**The data**
--

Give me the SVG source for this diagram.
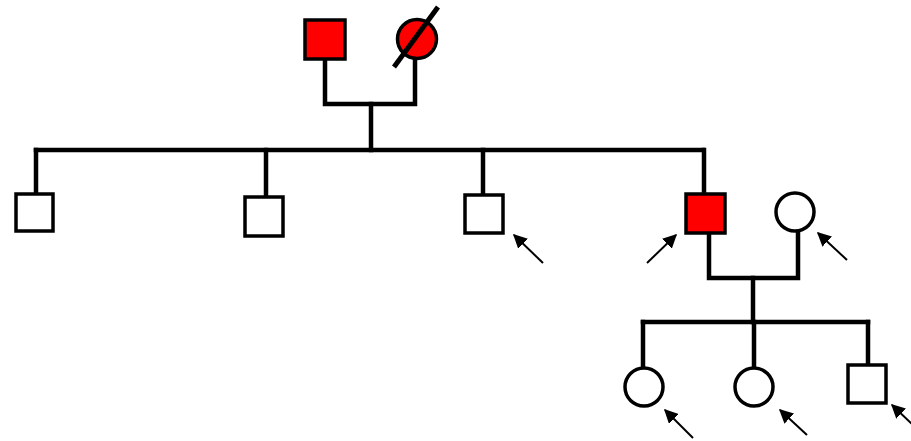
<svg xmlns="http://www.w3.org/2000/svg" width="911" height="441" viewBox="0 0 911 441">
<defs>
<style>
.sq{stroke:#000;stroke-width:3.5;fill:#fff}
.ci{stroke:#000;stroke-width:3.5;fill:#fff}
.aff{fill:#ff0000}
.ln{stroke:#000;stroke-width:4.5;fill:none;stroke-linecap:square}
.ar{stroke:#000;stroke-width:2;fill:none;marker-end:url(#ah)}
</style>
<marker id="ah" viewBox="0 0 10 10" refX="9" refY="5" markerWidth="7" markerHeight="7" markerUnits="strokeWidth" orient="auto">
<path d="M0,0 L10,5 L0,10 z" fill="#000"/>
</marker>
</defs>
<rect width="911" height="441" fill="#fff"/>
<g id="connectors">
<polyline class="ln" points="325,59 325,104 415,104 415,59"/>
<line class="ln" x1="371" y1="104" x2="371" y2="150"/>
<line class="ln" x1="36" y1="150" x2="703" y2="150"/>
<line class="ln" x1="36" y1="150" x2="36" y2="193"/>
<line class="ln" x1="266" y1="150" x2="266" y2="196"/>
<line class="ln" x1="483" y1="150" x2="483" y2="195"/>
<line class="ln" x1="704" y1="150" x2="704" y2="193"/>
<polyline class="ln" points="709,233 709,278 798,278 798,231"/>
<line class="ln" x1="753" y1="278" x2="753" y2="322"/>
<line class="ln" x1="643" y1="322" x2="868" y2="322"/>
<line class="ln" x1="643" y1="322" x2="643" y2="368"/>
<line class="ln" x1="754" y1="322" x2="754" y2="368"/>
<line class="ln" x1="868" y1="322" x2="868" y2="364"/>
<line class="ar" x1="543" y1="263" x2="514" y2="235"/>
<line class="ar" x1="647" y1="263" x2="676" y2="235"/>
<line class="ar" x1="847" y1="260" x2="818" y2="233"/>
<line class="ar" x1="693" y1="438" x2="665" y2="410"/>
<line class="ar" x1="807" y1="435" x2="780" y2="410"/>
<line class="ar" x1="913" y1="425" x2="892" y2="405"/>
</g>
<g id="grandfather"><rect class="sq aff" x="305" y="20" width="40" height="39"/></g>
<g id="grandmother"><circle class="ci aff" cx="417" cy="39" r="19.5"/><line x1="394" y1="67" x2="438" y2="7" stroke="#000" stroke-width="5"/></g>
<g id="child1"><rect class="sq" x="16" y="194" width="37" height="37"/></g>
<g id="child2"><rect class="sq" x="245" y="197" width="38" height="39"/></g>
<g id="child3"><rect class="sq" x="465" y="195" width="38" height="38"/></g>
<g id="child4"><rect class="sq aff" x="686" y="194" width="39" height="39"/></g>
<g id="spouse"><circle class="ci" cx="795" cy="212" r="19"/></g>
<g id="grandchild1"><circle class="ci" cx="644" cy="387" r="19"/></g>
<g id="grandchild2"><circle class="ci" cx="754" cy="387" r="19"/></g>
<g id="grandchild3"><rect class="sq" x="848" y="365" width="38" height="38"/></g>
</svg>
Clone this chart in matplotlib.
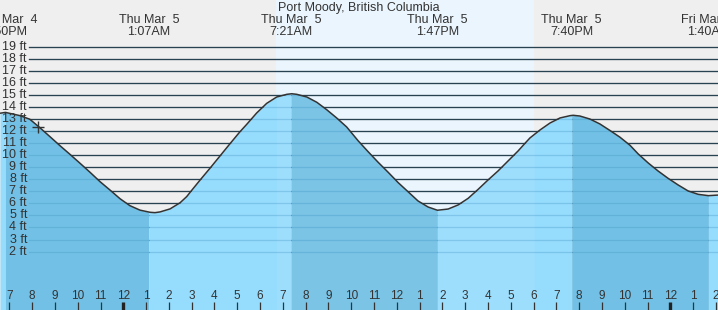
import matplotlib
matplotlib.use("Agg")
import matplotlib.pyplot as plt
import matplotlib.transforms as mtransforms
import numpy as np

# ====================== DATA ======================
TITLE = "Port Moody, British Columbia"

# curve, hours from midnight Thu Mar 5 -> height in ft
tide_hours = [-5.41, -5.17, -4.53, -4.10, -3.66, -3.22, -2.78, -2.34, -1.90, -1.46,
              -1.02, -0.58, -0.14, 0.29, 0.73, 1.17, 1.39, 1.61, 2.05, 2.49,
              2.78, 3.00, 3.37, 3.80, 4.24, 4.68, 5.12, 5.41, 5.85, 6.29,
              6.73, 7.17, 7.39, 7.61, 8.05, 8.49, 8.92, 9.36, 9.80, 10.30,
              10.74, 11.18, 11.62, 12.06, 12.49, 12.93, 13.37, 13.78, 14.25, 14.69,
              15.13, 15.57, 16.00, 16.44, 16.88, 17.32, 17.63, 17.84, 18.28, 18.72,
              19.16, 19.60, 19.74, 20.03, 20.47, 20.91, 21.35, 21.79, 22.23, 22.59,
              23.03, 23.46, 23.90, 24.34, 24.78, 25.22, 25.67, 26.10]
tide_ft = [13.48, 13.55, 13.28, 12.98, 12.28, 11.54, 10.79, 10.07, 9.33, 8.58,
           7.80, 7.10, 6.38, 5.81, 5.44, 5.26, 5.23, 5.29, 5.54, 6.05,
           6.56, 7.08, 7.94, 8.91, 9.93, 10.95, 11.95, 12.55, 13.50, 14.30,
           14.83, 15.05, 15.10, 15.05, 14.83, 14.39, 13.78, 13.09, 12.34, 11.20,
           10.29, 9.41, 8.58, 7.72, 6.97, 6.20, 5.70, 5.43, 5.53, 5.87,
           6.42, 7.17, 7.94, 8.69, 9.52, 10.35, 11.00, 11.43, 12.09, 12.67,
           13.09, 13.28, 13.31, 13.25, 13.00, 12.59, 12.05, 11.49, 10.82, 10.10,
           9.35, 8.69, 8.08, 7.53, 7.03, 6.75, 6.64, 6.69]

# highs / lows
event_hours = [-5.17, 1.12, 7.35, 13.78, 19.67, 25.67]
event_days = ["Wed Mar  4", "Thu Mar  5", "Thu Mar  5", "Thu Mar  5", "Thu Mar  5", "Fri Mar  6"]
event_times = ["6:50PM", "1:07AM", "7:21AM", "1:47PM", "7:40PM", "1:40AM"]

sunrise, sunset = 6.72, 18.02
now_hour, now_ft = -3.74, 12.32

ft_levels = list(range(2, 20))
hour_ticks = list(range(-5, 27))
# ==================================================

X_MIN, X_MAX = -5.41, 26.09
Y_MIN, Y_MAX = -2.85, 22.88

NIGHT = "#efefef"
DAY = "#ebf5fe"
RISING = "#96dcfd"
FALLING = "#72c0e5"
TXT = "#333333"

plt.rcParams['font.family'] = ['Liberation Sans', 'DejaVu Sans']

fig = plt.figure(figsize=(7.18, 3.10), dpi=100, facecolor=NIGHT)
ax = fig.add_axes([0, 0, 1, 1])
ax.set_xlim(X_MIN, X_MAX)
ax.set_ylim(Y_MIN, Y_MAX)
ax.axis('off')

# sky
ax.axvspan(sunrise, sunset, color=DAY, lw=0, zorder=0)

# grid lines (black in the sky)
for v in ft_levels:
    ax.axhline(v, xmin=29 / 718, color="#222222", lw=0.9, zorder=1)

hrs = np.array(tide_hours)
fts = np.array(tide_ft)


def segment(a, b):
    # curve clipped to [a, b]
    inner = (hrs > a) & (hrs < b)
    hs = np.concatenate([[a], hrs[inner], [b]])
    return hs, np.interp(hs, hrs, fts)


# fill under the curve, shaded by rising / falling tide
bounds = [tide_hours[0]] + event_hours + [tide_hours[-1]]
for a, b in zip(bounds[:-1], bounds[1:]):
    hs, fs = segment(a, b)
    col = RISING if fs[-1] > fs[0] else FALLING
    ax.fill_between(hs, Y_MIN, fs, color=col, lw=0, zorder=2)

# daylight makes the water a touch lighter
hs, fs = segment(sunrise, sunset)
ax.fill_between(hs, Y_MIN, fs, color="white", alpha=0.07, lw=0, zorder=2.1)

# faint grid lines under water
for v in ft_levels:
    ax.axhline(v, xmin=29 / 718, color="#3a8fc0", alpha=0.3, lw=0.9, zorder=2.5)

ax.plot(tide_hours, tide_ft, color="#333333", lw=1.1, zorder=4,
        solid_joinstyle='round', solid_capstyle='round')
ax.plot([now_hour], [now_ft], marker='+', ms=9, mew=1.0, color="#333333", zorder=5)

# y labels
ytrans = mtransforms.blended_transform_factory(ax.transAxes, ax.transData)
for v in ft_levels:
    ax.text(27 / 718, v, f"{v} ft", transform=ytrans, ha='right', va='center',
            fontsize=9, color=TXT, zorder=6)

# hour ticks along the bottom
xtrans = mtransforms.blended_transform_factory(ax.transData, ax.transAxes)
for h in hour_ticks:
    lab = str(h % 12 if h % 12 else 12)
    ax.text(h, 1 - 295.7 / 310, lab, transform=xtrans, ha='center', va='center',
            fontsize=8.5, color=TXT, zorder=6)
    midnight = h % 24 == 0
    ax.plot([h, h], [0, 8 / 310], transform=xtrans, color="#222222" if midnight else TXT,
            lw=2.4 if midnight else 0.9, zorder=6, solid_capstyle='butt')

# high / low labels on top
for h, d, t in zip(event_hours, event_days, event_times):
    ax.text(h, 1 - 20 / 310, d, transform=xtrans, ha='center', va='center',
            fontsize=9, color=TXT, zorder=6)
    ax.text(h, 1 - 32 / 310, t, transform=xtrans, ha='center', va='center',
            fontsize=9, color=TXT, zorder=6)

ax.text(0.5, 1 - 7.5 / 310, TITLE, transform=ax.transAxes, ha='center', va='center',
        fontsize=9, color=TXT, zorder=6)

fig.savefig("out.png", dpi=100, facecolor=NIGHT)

--

**Problem**
Search the data for the word "this" and copy each line where it appears.

**Solution**
Give me the SVG source for this diagram.
Clone this chart in matplotlib.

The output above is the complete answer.